Dick Armey's Idiocy and How Americans Have Always Used the Founders For Their Own Purposes
Dana Milbank picks up this pretty hilarious gaffe from Dick Armey:
First, he said that Jamestown nearly failed in 1607 because it was "socialist."
But it actually gets better:
A member of the audience passed a question to the moderator, who read it to Armey: How can the Federalist Papers be an inspiration for the tea party, when their principal author, Alexander Hamilton, "was widely regarded then and now as an advocate of a strong central government"?

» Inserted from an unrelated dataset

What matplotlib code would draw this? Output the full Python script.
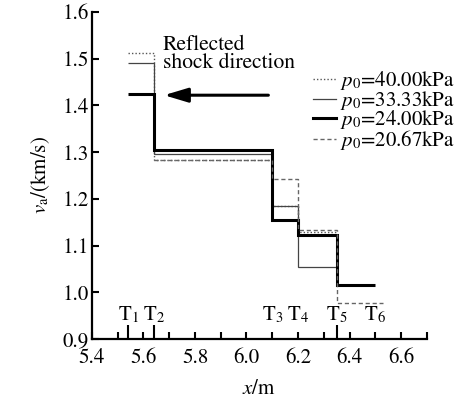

Historian Armey was flummoxed by this new information. "Widely regarded by whom?" he challenged, suspiciously. "Today's modern ill-informed political science professors? . . . I just doubt that was the case in fact about Hamilton."
But of course, Armey knows nothing about Hamilton. Milbank:
Alas, for Armey, it was the case. Hamilton favored a national bank, presidents and senators who served for life and state governors appointed by the president.
While this is unusually stupid, even for the modern Republican Party, the reality is that Americans have long used the Founders for whatever political aims they want. Progressive masculinity worriers constantly invoked the Founders as masculine specimens that current city boys could never match. Cold Warriors used the Founders to invoke right-wing patriotism. Even Jacksonian Democrats used distorted images of these men, and some of them weren't even dead yet. Both the Civil Rights movement and segregationists harnessed Thomas Jefferson to their purposes.
Of course, Armey is exceptionally dimwitted here. After all, I can see how one might use Jefferson to support or attack segregation, but all you have to do to know what Hamilton thought about government is to read anything he ever wrote.